# Becnhmarking results

Next generation benchmarks

apply rearrangments
lower bounds
merges
sorts
uint_tuple
unsq::remove
Resuls left from when this project was developed previously on Mac Book air 2017 can be found here

**Clear case of a code alignment issue for std::merge for ints.**
Merge with small benchmarks merge a big first range with a small (0-100) second one.
Left to right => left - input is sorted, right is reverse sortered.

Up to the middle - increase chance that the element would end up far from it's
sorted position.
From middle to the very right, inverse of the left ones.
### Zip to pair

Zip to pair doesn't super well fit into my current visualization framework.

It measures how much faster it is to populate a uint_tuple<x,x> compared to std::pair.

I believe this to be a clang codegen bug.

### Sorting uint tuples

The main point of using uint_tuple is comparing with one integer comparison.

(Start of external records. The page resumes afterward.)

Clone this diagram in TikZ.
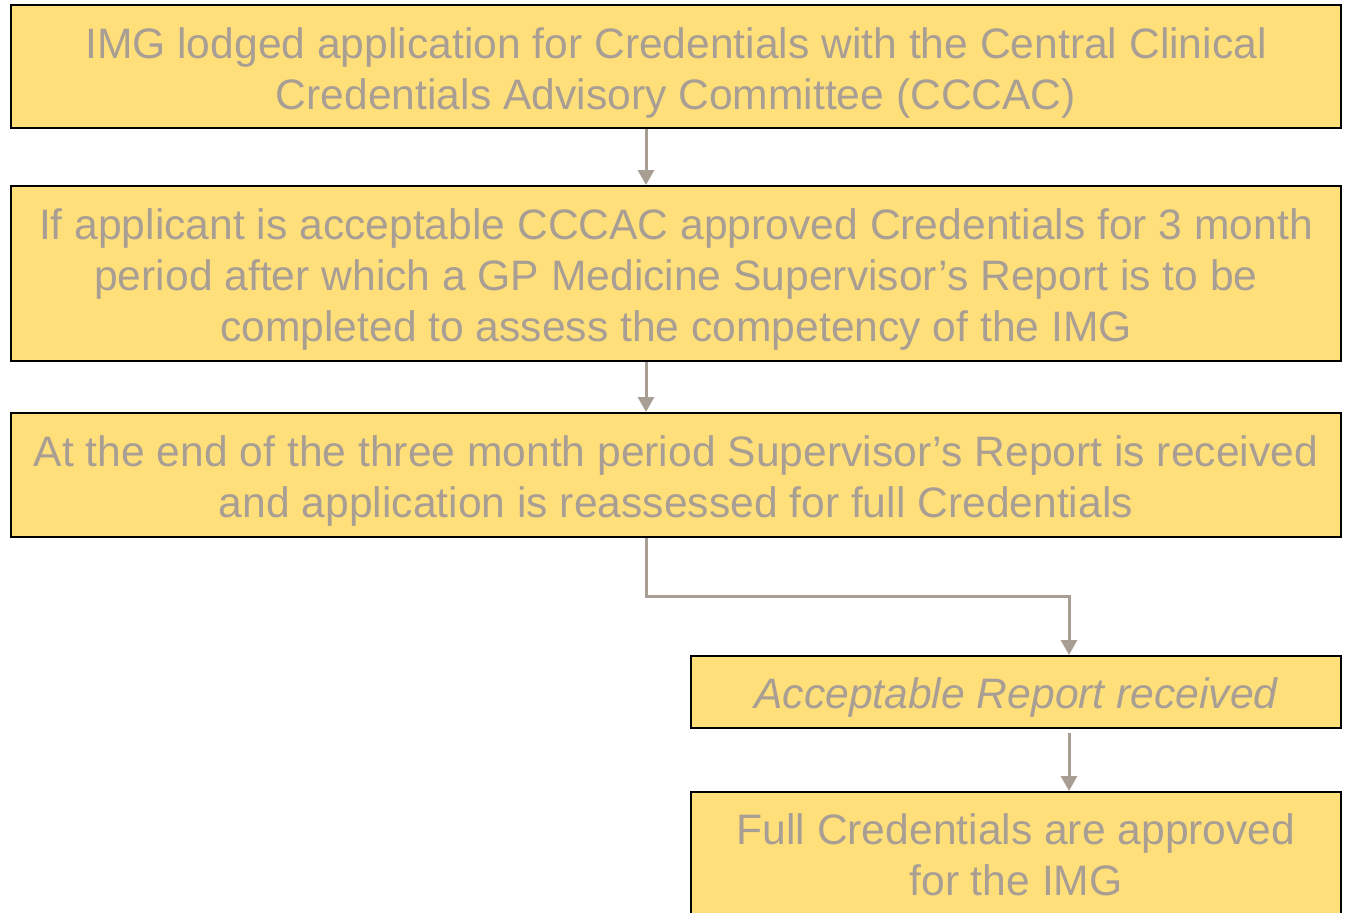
\documentclass[tikz,border=0pt]{standalone}
\usepackage{fontspec}
\setmainfont{Liberation Sans}
\usetikzlibrary{arrows.meta, positioning}
\definecolor{boxgold}{RGB}{255,223,122}
\definecolor{textgrey}{RGB}{168,158,148}
\newcommand{\lift}[1][1.01em]{\rule{0pt}{#1}}

\tikzset{
  stepbox/.style={draw=black, line width=1pt, fill=boxgold, text=textgrey,
    align=center, inner sep=0pt, minimum width=665pt,
    font=\fontsize{21.3}{25.5}\selectfont},
  flow/.style={->, draw=textgrey, line width=1.5pt},
}

\begin{document}
\begin{tikzpicture}[x=0.5pt, y=-0.5pt, >={Triangle[length=7.5pt, width=8pt]}]
    \useasboundingbox (0,0) rectangle (1345,912);

    % Steps
    \node[stepbox, minimum height=61.5pt] (lodge) at (676,66.5)
        {\lift IMG lodged application for Credentials with the Central Clinical\\
         Credentials Advisory Committee (CCCAC)};
    \node[stepbox, minimum height=87.5pt] (approve) at (676,273.5)
        {\lift If applicant is acceptable CCCAC approved Credentials for 3 month\\
         period after which a GP Medicine Supervisor’s Report is to be\\
         completed to assess the competency of the IMG};
    \node[stepbox, minimum height=62pt] (reassess) at (676,475)
        {\lift At the end of the three month period Supervisor’s Report is received\\
         and application is reassessed for full Credentials};

    % Outcome
    \node[stepbox, minimum width=325pt, minimum height=36pt,
          font=\fontsize{21.3}{25.5}\selectfont\itshape] (report) at (1016,692)
        {\lift[0.97em]Acceptable Report received};
    \node[stepbox, minimum width=325pt, minimum height=63pt] (full) at (1016,855)
        {Full Credentials are approved\\for the IMG};

    % Connectors
    \draw[flow] ([xshift=-15pt]lodge.south) -- ([xshift=-15pt]approve.north);
    \draw[flow] ([xshift=-15pt]approve.south) -- ([xshift=-15pt]reassess.north);
    \draw[flow] ([xshift=-15pt]reassess.south) -- ++(0,58) -| ([xshift=26.5pt]report.north);
    \draw[flow] ([xshift=26.5pt,yshift=-2pt]report.south) -- ([xshift=26.5pt]full.north);
\end{tikzpicture}
\end{document}
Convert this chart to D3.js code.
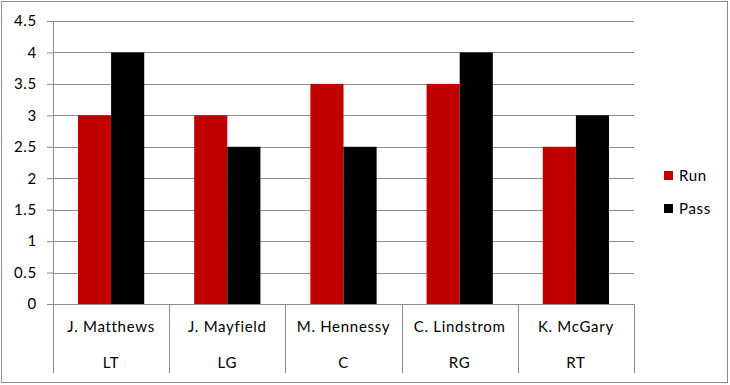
<!DOCTYPE html>
<html>
<head>
<meta charset="utf-8">
<script src="https://cdn.jsdelivr.net/npm/d3@7"></script>
<style>
body { margin: 0; background: #fff; }
text { font-family: Lato, "Open Sans", sans-serif; fill: #000; letter-spacing: 0.7px; }
</style>
</head>
<body>
<div id="chart"></div>
<script>
var players = ["J. Matthews", "J. Mayfield", "M. Hennessy", "C. Lindstrom", "K. McGary"];
var positions = ["LT", "LG", "C", "RG", "RT"];
var seriesNames = ["Run", "Pass"];
var runValues = [3, 3, 3.5, 3.5, 2.5];
var passValues = [4, 2.5, 2.5, 4, 3];
var yTicks = [0, 0.5, 1, 1.5, 2, 2.5, 3, 3.5, 4, 4.5];
var colors = ["#c00000", "#000000"];

var width = 730, height = 385;
var marge = {top: 21, left: 53, right: 96, bottom: 81};
var innerW = width - marge.left - marge.right;
var innerH = height - marge.top - marge.bottom;

var svg = d3.select("#chart").append("svg")
  .attr("width", width).attr("height", height);

svg.append("rect")
  .attr("x", 1.5).attr("y", 1.5)
  .attr("width", 726).attr("height", 381)
  .attr("fill", "#fff").attr("stroke", "#8c8c8c");

var g = svg.append("g")
  .attr("transform", "translate(" + marge.left + "," + marge.top + ")");

var x0 = d3.scaleBand().domain(players).range([0, innerW]).paddingInner(0).paddingOuter(0);
var x1 = d3.scaleBand().domain(seriesNames).range([x0.bandwidth() * 0.215, x0.bandwidth() * 0.785]);
var y = d3.scaleLinear().domain([0, 4.5]).range([innerH, 0]);

// gridlines
g.append("g").selectAll("line")
  .data(yTicks.filter(function(d){ return d > 0; }))
  .enter().append("line")
  .attr("x1", 0).attr("x2", innerW)
  .attr("y1", function(d){ return Math.round(y(d)) + 0.5; })
  .attr("y2", function(d){ return Math.round(y(d)) + 0.5; })
  .attr("stroke", "#8c8c8c");

// y axis
var yAxis = d3.axisLeft(y).tickValues(yTicks).tickSize(6).tickPadding(10)
  .tickFormat(function(d){ return String(d); });
var ya = g.append("g").call(yAxis);
ya.select(".domain").attr("stroke", "#8c8c8c");
ya.selectAll(".tick line").attr("stroke", "#8c8c8c");
ya.selectAll("text").style("font-size", "15px").attr("fill", "#000");

// bars
var gs = g.selectAll(".cat")
  .data(players)
  .enter().append("g")
  .attr("transform", function(d){ return "translate(" + x0(d) + ",0)"; });

gs.selectAll("rect")
  .data(function(d, i){ return [runValues[i], passValues[i]]; })
  .enter().append("rect")
  .attr("x", function(d, j){ return x1(seriesNames[j]); })
  .attr("width", x1.bandwidth())
  .attr("y", function(d){ return y(d); })
  .attr("height", function(d){ return innerH - y(d); })
  .attr("fill", function(d, j){ return colors[j]; });

// x axis with two-level labels
var xa = g.append("g").attr("transform", "translate(0," + innerH + ")");
xa.append("line").attr("x1", 0).attr("x2", innerW)
  .attr("y1", 0.5).attr("y2", 0.5).attr("stroke", "#8c8c8c");
var bounds = players.map(function(d){ return x0(d); }).concat([innerW]);
xa.selectAll(".sep").data(bounds).enter().append("line")
  .attr("x1", function(d){ return Math.round(d) + 0.5; })
  .attr("x2", function(d){ return Math.round(d) + 0.5; })
  .attr("y1", 0).attr("y2", 69)
  .attr("stroke", "#8c8c8c");
xa.selectAll(".name").data(players).enter().append("text")
  .attr("x", function(d){ return x0(d) + x0.bandwidth() / 2; })
  .attr("y", 28)
  .attr("text-anchor", "middle")
  .style("font-size", "15px")
  .text(function(d){ return d; });
xa.selectAll(".pos").data(positions).enter().append("text")
  .attr("x", function(d, i){ return x0(players[i]) + x0.bandwidth() / 2; })
  .attr("y", 64)
  .attr("text-anchor", "middle")
  .style("font-size", "15px")
  .text(function(d){ return d; });

// legend
var legend = svg.append("g").attr("transform", "translate(664,171)");
var li = legend.selectAll("g").data(seriesNames).enter().append("g")
  .attr("transform", function(d, i){ return "translate(0," + (i * 33) + ")"; });
li.append("rect").attr("width", 9).attr("height", 9)
  .attr("fill", function(d, i){ return colors[i]; });
li.append("text").attr("x", 15).attr("y", 10)
  .style("font-size", "15px")
  .text(function(d){ return d; });
</script>
</body>
</html>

Results are consistent with expectation: comparing 2 numbers is 1.5 times slower than comparing 1 (for random numbers)

(Either first number is less => 1 comparison, or second is less => 2 comparisons, which happens in roughly half the cases).

What's unexpected for me is that 128 bits and 64 bits have the same speed -

this possibly indicates a problem and needs further looking into.

Note: this benchmark doesn't subtract the baseline from sorting - hard to do baselines for different types.